The Rev. Lane Hensley of St. Margaret’s Episcopal Church and Pastor Derek Fossey of Hope Lutheran Church started at the Gardens on El Paseo, but quickly were told  by security personnel they were not welcome as the area is private property.

“I asked if it was OK to do this in the courtyard area,’’ Hensley told Patch.com, adding that he brought the tradition to the desert for the first time this year from his parish in Chicago.

Ashes are traditionally put on the foreheads of parishioners as part of Ash Wednesday, which ushers in the first day of Lent, the 40-day preparation in protestant and Catholic churches for Easter Sunday, April 24.

Being asked to leave didn’t stall the men, who went along other parts of El Paseo.

“Many of the employees of the stores came out to receive ashes,’’ Fossey said, adding that people, even non-Christians, seemed to enjoy it.

“People would pull up and ask if I could give them ashes in the car,’’ Fossey said, adding he happily obliged.

Toward the end of their rounds just before 2 p.m., Hensley and Fossey were on the sidewalk near the True Religion store when another guard asked them to leave, saying even that area was private property.

“Where does the property end?” Hensley asked.

“The property ends at the stoplight to the stoplight down there,’’ the guard said, pointing from San Pablo Avenue to Larkspur Lane.

The men wrapped up the event, but not before a dozen more people asked for the ritual.

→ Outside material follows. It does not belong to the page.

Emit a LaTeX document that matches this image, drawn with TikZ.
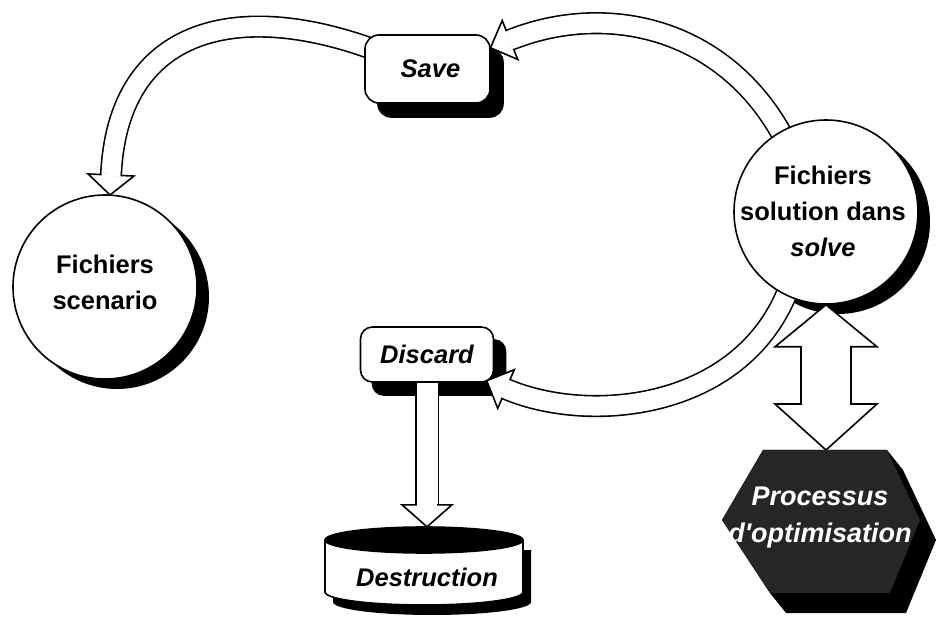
\documentclass[tikz,border=0pt]{standalone}
\usepackage{fontspec}
\setmainfont{Liberation Sans}
\usetikzlibrary{calc}
\pgfdeclarelayer{shad}
\pgfdeclarelayer{arr}
\pgfsetlayers{shad,arr,main}
\begin{document}
\begin{tikzpicture}[x=1pt,y=-1pt,
  outl/.style={draw=black, line width=1.6pt},
  txt/.style={font=\fontsize{25.5}{36}\selectfont\bfseries, align=center, inner sep=0pt},
  itxt/.style={font=\fontsize{25.5}{36}\selectfont\bfseries\itshape, align=center, inner sep=0pt},
  ptxt/.style={font=\fontsize{27}{37}\selectfont\bfseries\itshape, align=center, inner sep=0pt, text=white},
  blkshaft/.style={draw=black, line width=1.6pt, double=white, double distance=19pt},
  blkhead/.style={draw=black, fill=white, line width=1.6pt, line join=miter},
  blkerase/.style={draw=white, line width=2.4pt},
  bubble/.style={circle, outl, fill=white, minimum size=184pt, inner sep=0pt},
  cmdbox/.style={outl, fill=white, inner sep=0pt, font=\fontsize{25.5}{36}\selectfont\bfseries\itshape}
]
\begin{pgfonlayer}{shad}
\fill[white] (0,0) rectangle (938,620);
\end{pgfonlayer}
\useasboundingbox (0,0) rectangle (938,620);

% ---------- nodes ----------
\node[bubble] (scen) at (105,287) {};
\node[txt] (scent) at (105,282) {Fichiers\\scenario};
\node[bubble] (solve) at (826,212) {};
\node[txt] (solvet) at (823,211) {Fichiers\\solution dans\\\textit{solve}};
\node[cmdbox, rounded corners=14pt, minimum width=125pt, minimum height=68pt] (save) at (427.5,69) {\hspace*{6pt}Save};
\node[cmdbox, rounded corners=12pt, minimum width=133pt, minimum height=55pt] (disc) at (427,354.5) {Discard};

% Destruction cylinder
\draw[outl, fill=white] (325,540) -- (325,592) arc[start angle=180, end angle=0, x radius=99, y radius=13] -- (523,540) -- cycle;
\draw[outl, fill=black] (424,540) ellipse[x radius=99, y radius=13];
\node[itxt] (destr) at (427,577) {Destruction};

% Processus hexagon (3D)
\fill[black] (763,450) -- (887,450) -- (903,470) -- (936,540) -- (906,613) -- (786,613) -- (770,593) -- (722,520) -- cycle;
\fill[black!85] (763,450) -- (887,450) -- (920,520) -- (890,593) -- (770,593) -- (722,520) -- cycle;
\node[ptxt] (proct) at (820,518) {Processus\\d\textquotesingle optimisation};
\coordinate (procn) at (826,450);

% ---------- shadows ----------
\begin{pgfonlayer}{shad}
\fill[black] ([shift={(12,10)}]scen.center) circle[radius=92pt];
\fill[black] ([shift={(12,10)}]solve.center) circle[radius=92pt];
\fill[black, rounded corners=14pt] ([shift={(13,14)}]save.north west) rectangle ([shift={(13,14)}]save.south east);
\fill[black, rounded corners=12pt] ([shift={(12,13)}]disc.north west) rectangle ([shift={(12,13)}]disc.south east);
\fill[black] (333,550) -- (333,602) arc[start angle=180, end angle=0, x radius=99, y radius=13] -- (531,550) -- cycle;
\end{pgfonlayer}

% ---------- connectors ----------
\begin{pgfonlayer}{arr}
% solve -> save
\coordinate (a1s) at (787,144);
\coordinate (a1c) at (730,30);
\coordinate (a1d) at (610,0);
\coordinate (a1b) at (510,40);
\draw[blkshaft] (a1s) .. controls (a1c) and (a1d) .. (a1b);
\draw[blkhead] ($(a1b)!21pt!90:(a1d)$) -- ($(a1b)!21pt!180:(a1d)$) -- ($(a1b)!21pt!-90:(a1d)$) -- cycle;
\draw[blkerase] ($(a1b)!9.3pt!90:(a1d)$) -- ($(a1b)!9.3pt!-90:(a1d)$);

% save -> scenario
\coordinate (a2s) at (375,50);
\coordinate (a2c) at (240,0);
\coordinate (a2d) at (118,25);
\coordinate (a2b) at (111,175);
\draw[blkshaft] (a2s) .. controls (a2c) and (a2d) .. (a2b);
\draw[blkhead] ($(a2b)!23pt!90:(a2d)$) -- ($(a2b)!20pt!180:(a2d)$) -- ($(a2b)!23pt!-90:(a2d)$) -- cycle;
\draw[blkerase] ($(a2b)!9.3pt!90:(a2d)$) -- ($(a2b)!9.3pt!-90:(a2d)$);

% solve -> discard
\coordinate (a3s) at (790,285);
\coordinate (a3c) at (745,410);
\coordinate (a3d) at (590,425);
\coordinate (a3b) at (506,389);
\draw[blkshaft] (a3s) .. controls (a3c) and (a3d) .. (a3b);
\draw[blkhead] ($(a3b)!21pt!90:(a3d)$) -- ($(a3b)!21pt!180:(a3d)$) -- ($(a3b)!21pt!-90:(a3d)$) -- cycle;
\draw[blkerase] ($(a3b)!9.3pt!90:(a3d)$) -- ($(a3b)!9.3pt!-90:(a3d)$);

% discard -> destruction
\coordinate (a4s) at ($(disc.south)+(0,-6)$);
\coordinate (a4b) at ($(disc.south)+(0,122)$);
\draw[blkshaft, double distance=21pt] (a4s) -- (a4b);
\draw[blkhead] ($(a4b)+(-25,0)$) -- ($(a4b)+(0,22)$) -- ($(a4b)+(25,0)$) -- cycle;
\draw[blkerase] ($(a4b)+(-10.3,0)$) -- ($(a4b)+(10.3,0)$);

% solve <-> processus
\coordinate (dt) at (solve.south);
\draw[blkhead] (dt) -- ($(dt)+(51,42)$) -- ($(dt)+(25,42)$) -- ($(procn)+(25,-46)$) -- ($(procn)+(51,-46)$) -- (procn) -- ($(procn)+(-51,-46)$) -- ($(procn)+(-25,-46)$) -- ($(dt)+(-25,42)$) -- ($(dt)+(-51,42)$) -- cycle;
\end{pgfonlayer}
\end{tikzpicture}
\end{document}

After the priest and pastor left, a guard who only identified himself as a supervisor said he did not have a comment on the church leaders being barred from the sidewalk along the Gardens.

“See these bricks right here. Does that look like the sidewalk across the street?” he said before threatening to call the police if Patch.com’s reporter did not leave the sidewalk.

Sara OFlynn, marketing director for the Gardens on El Paseo, said she had no comment.